• [What you have to do]: Transcribe the whole listing below without changing a word, but leave out every image.

• [Recorded information]:

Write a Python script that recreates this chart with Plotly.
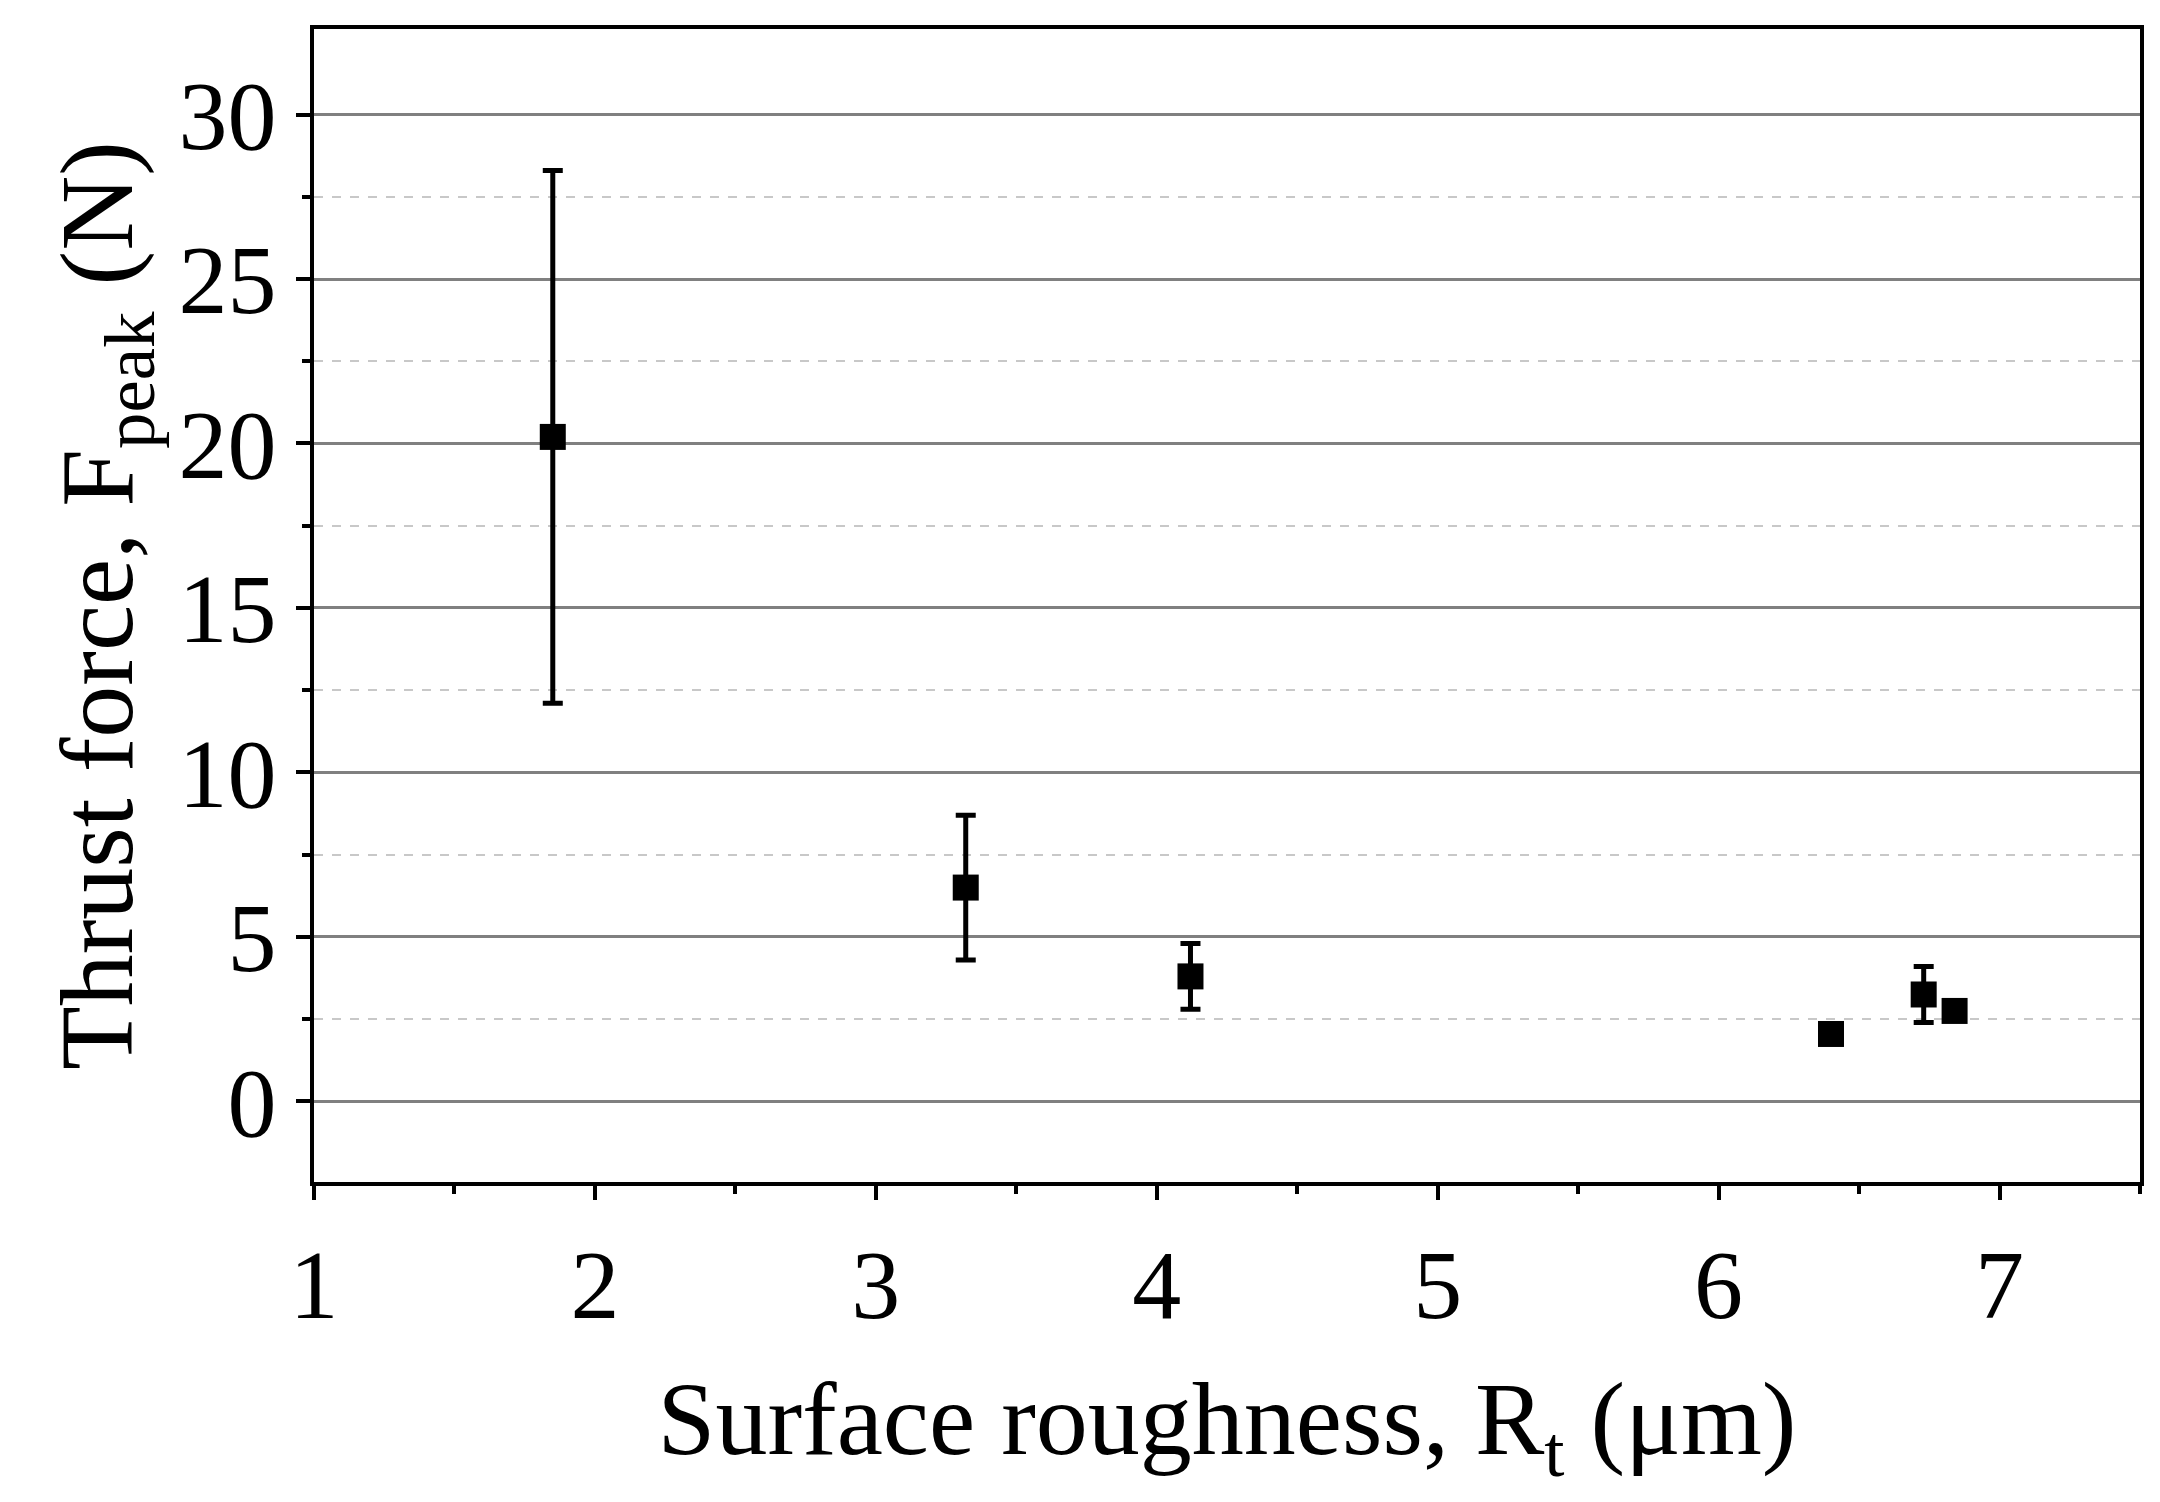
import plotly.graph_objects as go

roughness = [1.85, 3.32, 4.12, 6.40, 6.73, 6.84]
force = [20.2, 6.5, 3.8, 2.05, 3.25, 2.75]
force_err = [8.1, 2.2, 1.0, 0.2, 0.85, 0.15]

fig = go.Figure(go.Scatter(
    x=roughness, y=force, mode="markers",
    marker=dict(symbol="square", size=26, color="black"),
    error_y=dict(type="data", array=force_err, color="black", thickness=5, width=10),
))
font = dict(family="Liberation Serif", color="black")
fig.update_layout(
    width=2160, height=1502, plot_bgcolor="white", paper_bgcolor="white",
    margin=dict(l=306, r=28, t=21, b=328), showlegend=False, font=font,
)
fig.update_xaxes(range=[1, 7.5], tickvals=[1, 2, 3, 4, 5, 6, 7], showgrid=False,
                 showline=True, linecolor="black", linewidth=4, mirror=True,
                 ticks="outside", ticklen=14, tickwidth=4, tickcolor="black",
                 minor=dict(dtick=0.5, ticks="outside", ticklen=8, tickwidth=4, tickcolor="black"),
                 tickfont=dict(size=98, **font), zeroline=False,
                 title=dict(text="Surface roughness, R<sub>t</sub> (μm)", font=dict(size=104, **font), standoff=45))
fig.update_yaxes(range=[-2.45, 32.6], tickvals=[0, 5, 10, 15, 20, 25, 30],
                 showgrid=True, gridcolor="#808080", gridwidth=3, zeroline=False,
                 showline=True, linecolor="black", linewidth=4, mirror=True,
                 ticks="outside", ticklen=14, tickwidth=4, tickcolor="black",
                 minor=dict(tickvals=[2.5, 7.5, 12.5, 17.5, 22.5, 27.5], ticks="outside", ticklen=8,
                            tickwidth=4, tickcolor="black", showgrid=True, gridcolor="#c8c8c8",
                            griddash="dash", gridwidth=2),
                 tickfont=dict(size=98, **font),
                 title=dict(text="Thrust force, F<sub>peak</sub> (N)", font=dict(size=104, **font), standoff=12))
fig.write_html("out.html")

• [Solution to this problem]:
Write a Python script that recreates this chart with Plotly.
import plotly.graph_objects as go

roughness = [1.85, 3.32, 4.12, 6.40, 6.73, 6.84]
force = [20.2, 6.5, 3.8, 2.05, 3.25, 2.75]
force_err = [8.1, 2.2, 1.0, 0.2, 0.85, 0.15]

fig = go.Figure(go.Scatter(
    x=roughness, y=force, mode="markers",
    marker=dict(symbol="square", size=26, color="black"),
    error_y=dict(type="data", array=force_err, color="black", thickness=5, width=10),
))
font = dict(family="Liberation Serif", color="black")
fig.update_layout(
    width=2160, height=1502, plot_bgcolor="white", paper_bgcolor="white",
    margin=dict(l=306, r=28, t=21, b=328), showlegend=False, font=font,
)
fig.update_xaxes(range=[1, 7.5], tickvals=[1, 2, 3, 4, 5, 6, 7], showgrid=False,
                 showline=True, linecolor="black", linewidth=4, mirror=True,
                 ticks="outside", ticklen=14, tickwidth=4, tickcolor="black",
                 minor=dict(dtick=0.5, ticks="outside", ticklen=8, tickwidth=4, tickcolor="black"),
                 tickfont=dict(size=98, **font), zeroline=False,
                 title=dict(text="Surface roughness, R<sub>t</sub> (μm)", font=dict(size=104, **font), standoff=45))
fig.update_yaxes(range=[-2.45, 32.6], tickvals=[0, 5, 10, 15, 20, 25, 30],
                 showgrid=True, gridcolor="#808080", gridwidth=3, zeroline=False,
                 showline=True, linecolor="black", linewidth=4, mirror=True,
                 ticks="outside", ticklen=14, tickwidth=4, tickcolor="black",
                 minor=dict(tickvals=[2.5, 7.5, 12.5, 17.5, 22.5, 27.5], ticks="outside", ticklen=8,
                            tickwidth=4, tickcolor="black", showgrid=True, gridcolor="#c8c8c8",
                            griddash="dash", gridwidth=2),
                 tickfont=dict(size=98, **font),
                 title=dict(text="Thrust force, F<sub>peak</sub> (N)", font=dict(size=104, **font), standoff=12))
fig.write_html("out.html")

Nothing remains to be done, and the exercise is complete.